There is a virtue in deciding not to pretend to solve the unsolvable.
Having thought about The Taming of the Shrew as long and as intimately as I have my conclusion, for what it’s worth, is that there is no way to make it both a romantic comedy and at the same time not wildly offensive. But (and this is crucial) I have come to believe that this would have been so even when it was first penned, and that its primary driving force is to produce in the audience member the confusion of feeling something to be right and simultaneously feeling it to be wrong. We want Kate and Petruchio to get together and have a great relationship and a great future together, but the framework within which we see it happen is horrible. And I don’t for a moment believe that this is because Shakespeare wanted us to think long and hard about the way our society treats women. I think he merely wanted to make sure his audience left this show compelled to talk about what they had just seen. That was how one made money in the theatre.

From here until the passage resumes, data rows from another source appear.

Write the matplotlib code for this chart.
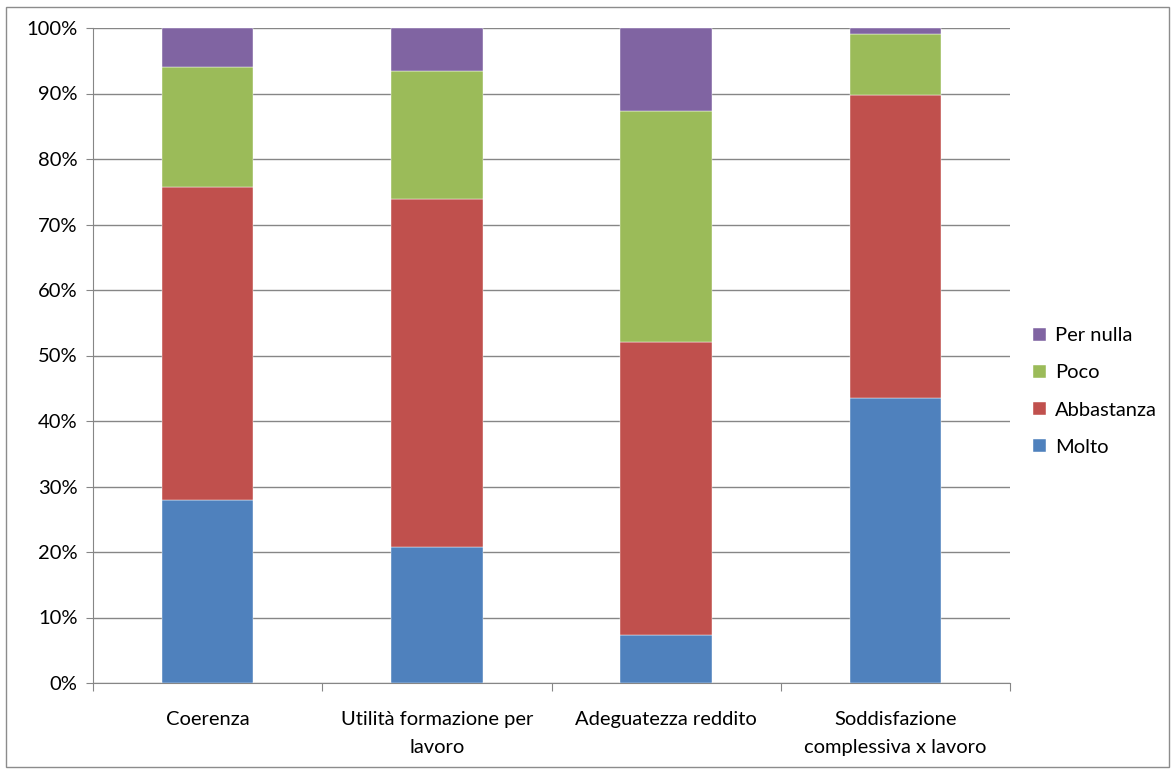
import numpy as np
import matplotlib.pyplot as plt
from matplotlib.patches import Rectangle

plt.rcParams['font.family'] = ['Lato', 'DejaVu Sans']

categorie = ['Coerenza', 'Utilità formazione per\nlavoro', 'Adeguatezza reddito',
             'Soddisfazione\ncomplessiva x lavoro']
serie = ['Molto', 'Abbastanza', 'Poco', 'Per nulla']
molto = [27.9, 20.8, 7.3, 43.5]
abbastanza = [47.8, 53.1, 44.8, 46.2]
poco = [18.3, 19.5, 35.3, 9.4]
per_nulla = [6.0, 6.6, 12.6, 0.9]
colori = ['#4F81BD', '#C0504D', '#9BBB59', '#8064A2']

fig = plt.figure(figsize=(11.71, 7.69), dpi=100)
ax = fig.add_axes([93 / 1171, 1 - 683 / 769, (1010 - 93) / 1171, (683 - 28) / 769])

# bordo esterno del grafico
fig.patches.append(Rectangle((6 / 1171, 2 / 769), 1163 / 1171, 760 / 769, transform=fig.transFigure,
                             fill=False, edgecolor='#8C8C8C', linewidth=1))

x = np.arange(len(categorie))
base = np.zeros(len(categorie))
for nome, valori, c in zip(serie, [molto, abbastanza, poco, per_nulla], colori):
    ax.bar(x, valori, width=0.4, bottom=base, color=c, label=nome, zorder=3,
           edgecolor='white', linewidth=0.3)
    base += np.array(valori)

ax.set_xlim(-0.5, 3.5)
ax.set_ylim(0, 100)
ax.set_yticks(np.arange(0, 101, 10))
ax.set_yticklabels([f'{v}%' for v in range(0, 101, 10)], fontsize=14.5)
ax.yaxis.grid(True, color='#868686', linewidth=1, zorder=0)
ax.tick_params(axis='y', length=5, color='#868686', pad=6)

ax.set_xticks(np.arange(-0.5, 4, 1))
ax.set_xticklabels([])
ax.tick_params(axis='x', length=6, color='#868686')
ax.set_xticks(x, minor=True)
ax.set_xticklabels(categorie, minor=True, fontsize=14.5, linespacing=1.78)
ax.tick_params(axis='x', which='minor', length=0, pad=20)

for s in ['top', 'right']:
    ax.spines[s].set_visible(False)
for s in ['left', 'bottom']:
    ax.spines[s].set_color('#868686')

h, l = ax.get_legend_handles_labels()
ax.legend(h[::-1], l[::-1], loc='center left', bbox_to_anchor=(1.005, 0.445), frameon=False,
          fontsize=14.5, handlelength=0.65, handleheight=0.65, labelspacing=1.0, handletextpad=0.45)

fig.savefig('out.png', dpi=100)
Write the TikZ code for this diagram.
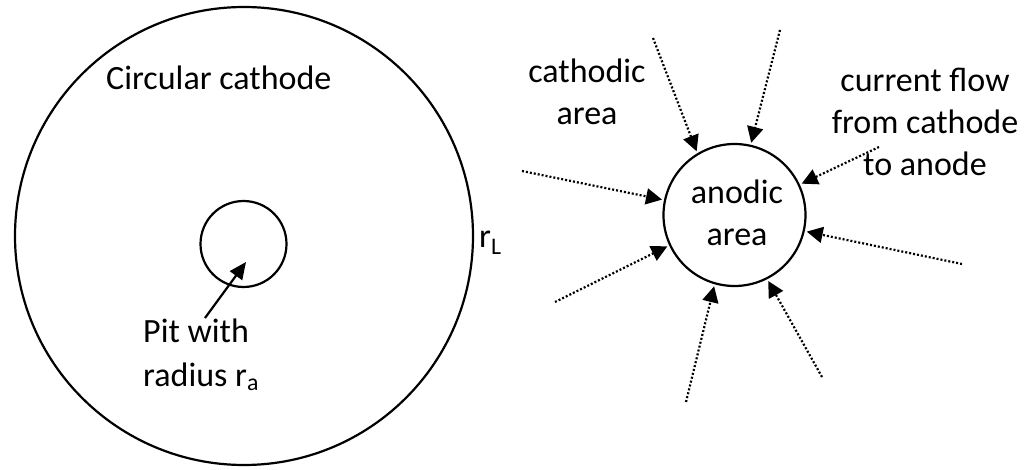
\documentclass[tikz,border=0pt]{standalone}
\usepackage{fontspec}
\setmainfont{Carlito}
\usetikzlibrary{arrows.meta}
\begin{document}
\begin{tikzpicture}[x=1pt,y=-1pt,
  lbl/.style={inner sep=0pt, font=\fontsize{34}{42}\selectfont},
  ring/.style={draw, circle, line width=2.2pt, inner sep=0pt},
  flow/.style={line width=2.2pt, dash pattern=on 2pt off 2pt, -{Triangle[length=16pt,width=16pt]}, shorten >=2pt},
  pitarrow/.style={line width=2.2pt, -{Triangle[length=17pt,width=15pt]}}]
\useasboundingbox (0,0) rectangle (1029,470);
% circles
\node[ring, minimum size=458pt] (cathode) at (244,236) {};
\node[ring, minimum size=86pt] (pit) at (243.5,244) {};
\node[ring, minimum size=142pt] (anode) at (734.5,215) {};
% texts
\node[lbl, anchor=base west] (cathlbl) at (106,90) {Circular cathode};
\node[lbl, anchor=base west] (pitlbl) at (143,343) {\begin{tabular}[t]{@{}l@{}}Pit with\\[2pt]radius r\textsubscript{a}\end{tabular}};
\node[lbl, anchor=base west] (rl) at (479,248) {r\textsubscript{L}};
\node[lbl, anchor=base] (anlbl) at (737,204) {\begin{tabular}[t]{@{}c@{}}anodic\\area\end{tabular}};
\node[lbl, anchor=base] (cdlbl) at (587,83) {\begin{tabular}[t]{@{}c@{}}cathodic\\area\end{tabular}};
\node[lbl, anchor=base] (cflbl) at (925,92) {\begin{tabular}[t]{@{}c@{}}current flow\\from cathode\\to anode\end{tabular}};
% pit arrow
\coordinate (ptail) at (205,318);
\coordinate (ptip) at (246,262);
\draw[pitarrow] (ptail) -- (ptip);
% current flow arrows
\coordinate (s1) at (653,38);
\coordinate (s2) at (780,30);
\coordinate (s3) at (879,147);
\coordinate (s4) at (522,171);
\coordinate (s5) at (962,264);
\coordinate (s6) at (555,302);
\coordinate (s7) at (686,402);
\coordinate (s8) at (822,377);
\draw[flow] (s1) -- (anode.121);
\draw[flow] (s2) -- (anode.77);
\draw[flow] (s3) -- (anode.25);
\draw[flow] (s4) -- (anode.168);
\draw[flow] (s5) -- (anode.-13);
\draw[flow] (s6) -- (anode.205);
\draw[flow] (s7) -- (anode.254);
\draw[flow] (s8) -- (anode.297);
\end{tikzpicture}
\end{document}
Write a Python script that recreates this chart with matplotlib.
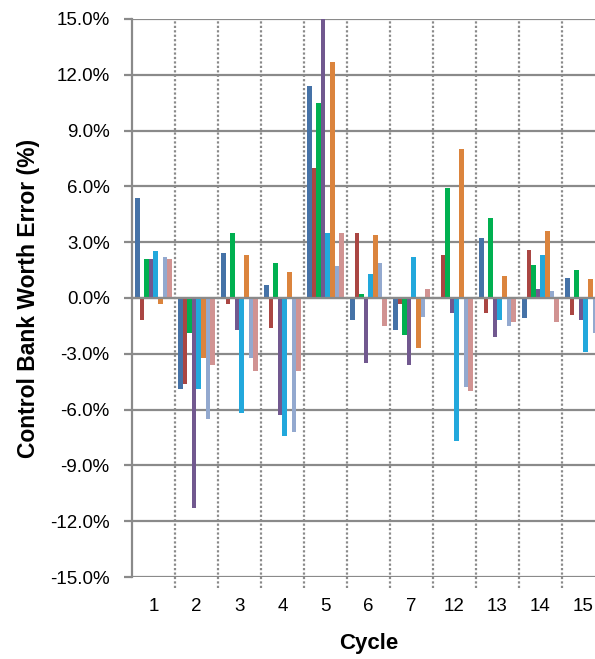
import matplotlib
matplotlib.use('Agg')

import matplotlib.pyplot as plt
import numpy as np

plt.rcParams['font.family'] = ['Liberation Sans', 'DejaVu Sans']

cycles = ['1', '2', '3', '4', '5', '6', '7', '12', '13', '14', '15']

# control bank worth error (%) per cycle, one list per bank
bank_a = [5.4, -4.9, 2.4, 0.7, 11.4, -1.2, -1.7, 0.05, 3.2, -1.1, 1.1]
bank_b = [-1.2, -4.6, -0.3, -1.6, 7.0, 3.5, -0.3, 2.3, -0.8, 2.6, -0.9]
bank_c = [2.1, -1.9, 3.5, 1.9, 10.5, 0.2, -2.0, 5.9, 4.3, 1.8, 1.5]
bank_d = [2.1, -11.3, -1.7, -6.3, 15.0, -3.5, -3.6, -0.8, -2.1, 0.5, -1.2]
bank_sa = [2.5, -4.9, -6.2, -7.4, 3.5, 1.3, 2.2, -7.7, -1.2, 2.3, -2.9]
bank_sb = [-0.3, -3.2, 2.3, 1.4, 12.7, 3.4, -2.7, 8.0, 1.2, 3.6, 1.0]
bank_sc = [2.2, -6.5, -3.2, -7.2, 1.7, 1.9, -1.0, -4.8, -1.5, 0.4, -1.9]
bank_sd = [2.1, -3.6, -3.9, -3.9, 3.5, -1.5, 0.5, -5.0, -1.3, -1.3, -1.3]

series = [bank_a, bank_b, bank_c, bank_d, bank_sa, bank_sb, bank_sc, bank_sd]
colors = ['#4572A7', '#AA4643', '#00B050', '#71588F',
          '#22A8DC', '#DB843D', '#93A9CF', '#D19392']

fig = plt.figure(figsize=(5.95, 6.59), dpi=100)
# the last group runs past the right edge of the canvas
ax = fig.add_axes([0.2218, 0.1244, 0.795, 0.8468])

x = np.arange(len(cycles))
w = 0.106
for k, (vals, c) in enumerate(zip(series, colors)):
    ax.bar(x + (k - 3.5) * w, vals, width=w, color=c, zorder=3)

ax.set_xlim(-0.5, len(cycles) - 0.5)
ax.set_ylim(-15, 15)
ax.set_yticks(np.arange(-15, 15.1, 3))
ax.set_yticklabels(['%.1f%%' % v for v in np.arange(-15, 15.1, 3)])

grid_c = '#8A8A8A'
ax.grid(axis='y', color=grid_c, linewidth=1.6, zorder=1)
ax.axhline(0, color=grid_c, linewidth=1.6, zorder=4)
for b in np.arange(0.5, len(cycles) - 0.5, 1):
    ax.plot([b, b], [-15.6, 15], color=grid_c, linewidth=1.6,
            linestyle=(0, (1, 1)), zorder=2, clip_on=False)

for s in ['top', 'right', 'bottom']:
    ax.spines[s].set_visible(False)
ax.spines['left'].set_color(grid_c)
ax.spines['left'].set_linewidth(1.6)

ax.set_xticks(x)
ax.set_xticklabels(cycles)
ax.tick_params(axis='x', length=0, pad=15, labelsize=13.5)
ax.tick_params(axis='y', direction='out', length=6, width=1.6, color=grid_c,
               pad=10, labelsize=13.5)

ax.set_ylabel('Control Bank Worth Error (%)', fontsize=16.5, fontweight='bold',
              labelpad=7)
ax.set_xlabel('Cycle', fontsize=16, fontweight='bold', labelpad=13)

fig.savefig('out.png', dpi=100)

Director Damien Ryan has thought long, deeply and very intelligently about Shrew, and he has crafted a massively enjoyable night in the theatre that does ask us to go away feeling good about Kate and Petruchio’s marriage, but doesn’t tell us to go away feeling good about the society that requires such manoeuvres to bring them together.
Ryan’s signature use of everything on stage is here. Setting the story in an Italian silent film studio of the 1920s allows for racks of costumes, ladders, lights, cameras and a swivel-set Wild West/Italian villa building. This provides a platform for as much comic business as the text can bear, including an immensely clever use of silent film footage, where some secret filming and swift editing by Grumio allows him and his master to convince the other men that Kate was pleased by the wooing.
In Bianca the production skewers a cultural shift in the ideal woman since the time when the most desirable potential wife was a girl who displayed modesty through silence. Today we expect the woman pursued by many men to be glamorously sexual, not reticently demure. This Bianca is a femme fatale, not an ingénue. It is a neatly humorous point that a film star in the 1920s would have been silent even when she was being projected as most active. There is an added gimmick of Bianca appearing in a new frock every time you blink. However, this means the contrast between her and her sister rests on Kate not caring a jot how she appears to men, as she strides about in her aviatrix suit, rather than on one sister being (ostensibly) meek and the other argumentative. The problem this creates is that it causes us to wonder why this is something that should need changing. If fact, the only way end-of-play Kate seems to have changed from beginning-of-play Kate is that she doesn’t hit people anymore. Which is a good thing, but hardly a transformation.
All this however, doesn’t tend to enter the mind during the course of a fast-paced, expertly delivered, glamorously presented comedy. These are thoughts born of sober reflection later on, which brings me back to my initial point that this is a play that is both unsolvable, and designed to make you realise that after the event. When it is filled up with cleverness and heart as this production is, there is little point in fighting the pleasures of this story. The best possible thing to do with this production, and this play, is to feel all the contradictory feelings it prompts, and then talk about them afterwards.